Welbeck praised his team but refused to be drawn on Wenger's future, saying "It was a great team performance ... The manager is his own man and he makes his own decision and the board will make the right decision so I can't comment on that." Wenger himself focused on his team's display: "We had an outstanding performance from the first minute onwards. This team has suffered. They've united and responded." Chelsea goalkeeper Courtois refused to blame Moses for the defeat: "We are obviously disappointed but I want to say congratulations to Arsenal.

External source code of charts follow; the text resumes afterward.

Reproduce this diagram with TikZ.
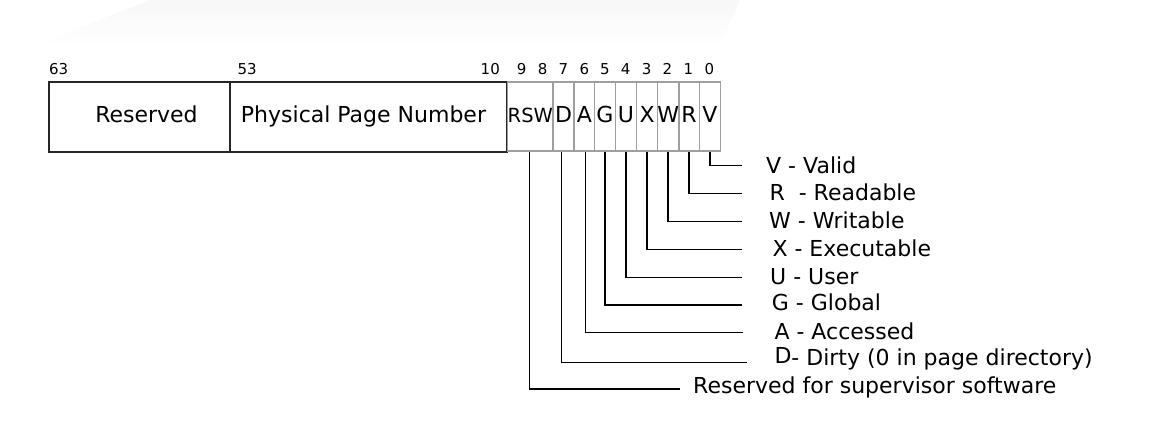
\documentclass[tikz,border=0pt]{standalone}
\usepackage{fontspec}
\setmainfont{DejaVu Sans}
\begin{document}
\begin{tikzpicture}[x=1pt,y=-1pt,
  bigbox/.style={draw=black!85, line width=1.2pt, minimum height=70pt, inner sep=0pt,
    text height=16pt, text depth=5pt, font=\fontsize{22}{26}\selectfont},
  cell/.style={draw=gray!75, line width=1.4pt, minimum height=69pt, inner sep=0pt,
    text height=16pt, text depth=5pt, font=\fontsize{22}{26}\selectfont},
  bitnum/.style={anchor=base, inner sep=0pt, font=\fontsize{15}{18}\selectfont},
  desc/.style={anchor=base west, inner sep=0pt, font=\fontsize{22}{26}\selectfont},
  conn/.style={draw=black, line width=1.5pt}]
\useasboundingbox (0,0) rectangle (1155,427);
\shade[top color=black!3, bottom color=white] (35,45) -- (150,0) -- (740,0) -- (720,45) -- cycle;

% main fields
\node[bigbox, minimum width=181pt] (res) at (139.5,117) {\kern14pt Reserved};
\node[bigbox, minimum width=277pt] (ppn) at (368.5,117) {Physical Page Number\kern10pt};

% flag cells
\node[cell, minimum width=45.3pt, font=\fontsize{19.5}{22}\selectfont] (rsw) at (530.3,116.7) {RSW};
\node[cell, minimum width=21pt] (D) at (563.5,116.7) {D};
\node[cell, minimum width=20.7pt] (A) at (584.3,116.7) {A};
\node[cell, minimum width=20.7pt] (G) at (605,116.7) {G};
\node[cell, minimum width=21.2pt] (U) at (626,116.7) {U};
\node[cell, minimum width=21pt] (X) at (647.2,116.7) {X};
\node[cell, minimum width=21pt] (W) at (668.2,116.7) {W};
\node[cell, minimum width=20.6pt] (R) at (689,116.7) {R};
\node[cell, minimum width=21pt] (V) at (709.8,116.7) {V};

% bit numbers
\node[bitnum, anchor=base west] (b63) at (49,74.5) {63};
\node[bitnum, anchor=base west] (b53) at (237.5,74.5) {53};
\node[bitnum, anchor=base east] (b10) at (500,74.5) {10};
\node[bitnum] (b9) at (521.7,74.5) {9};
\node[bitnum] (b8) at (542.7,74.5) {8};
\node[bitnum] (b7) at (563.3,74.5) {7};
\node[bitnum] (b6) at (584.3,74.5) {6};
\node[bitnum] (b5) at (605,74.5) {5};
\node[bitnum] (b4) at (625.7,74.5) {4};
\node[bitnum] (b3) at (646.7,74.5) {3};
\node[bitnum] (b2) at (667.3,74.5) {2};
\node[bitnum] (b1) at (688.3,74.5) {1};
\node[bitnum] (b0) at (709.3,74.5) {0};

% descriptions
\node[desc] (lV) at (766,173.3) {V - Valid};
\node[desc] (lR) at (769.3,200.7) {R\ \ - Readable};
\node[desc] (lW) at (769,228.3) {W - Writable};
\node[desc] (lX) at (772.3,256.3) {X - Executable};
\node[desc] (lU) at (770,284) {U - User};
\node[desc] (lG) at (771.7,310.7) {G - Global};
\node[desc] (lA) at (774.3,339) {A - Accessed};
\node[desc] (lD) at (774.3,363.5) {D\raisebox{-1.5pt}{- Dirty (0 in page directory)}};
\node[desc] (lRSW) at (693,393.3) {Reserved for supervisor software};

% connector ends
\coordinate (eV) at (741.7,165.7);
\coordinate (eR) at (741.7,193.7);
\coordinate (eW) at (741.7,221.3);
\coordinate (eX) at (741.7,249.3);
\coordinate (eU) at (741.7,277.3);
\coordinate (eG) at (741.7,305);
\coordinate (eA) at (743,332.3);
\coordinate (eD) at (747,362.3);
\coordinate (eRSW) at (680,389);

\draw[conn] (V.south) |- (eV);
\draw[conn] (R.south) |- (eR);
\draw[conn] (W.south) |- (eW);
\draw[conn] (X.south) |- (eX);
\draw[conn] (U.south) |- (eU);
\draw[conn] (G.south) |- (eG);
\draw[conn] ([xshift=1.3pt]A.south) |- (eA);
\draw[conn] ([xshift=-2.2pt]D.south) |- (eD);
\draw[conn] ([xshift=-1pt]rsw.south) |- (eRSW);
\end{tikzpicture}
\end{document}
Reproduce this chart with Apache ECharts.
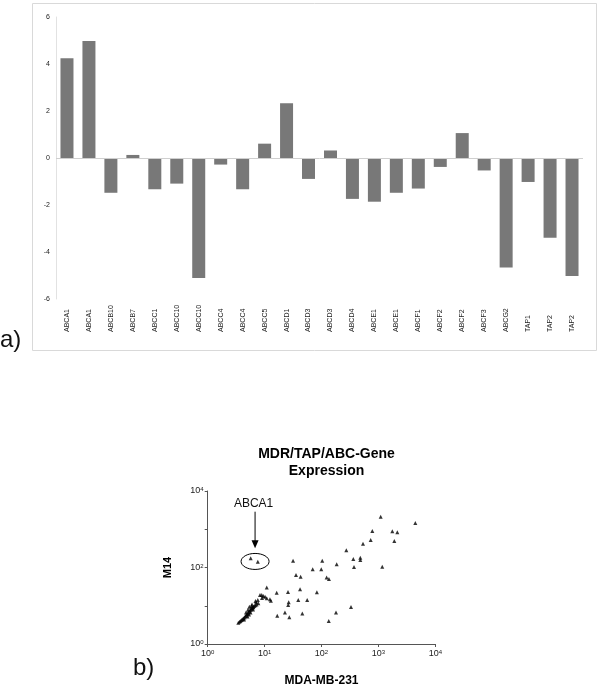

They played a good game ... we went down to 10 men and the red card was correct. Victor Moses doesn't need to apologise." Losing manager Conte said he had been surprised by Arsenal and that his side had started poorly: "Arsenal started very well with great determination. They surprised us a bit but I repeat our first 25 minutes weren't good ... Our season was incredible to win the league in this way, it was great but now its important to look forward and to restart."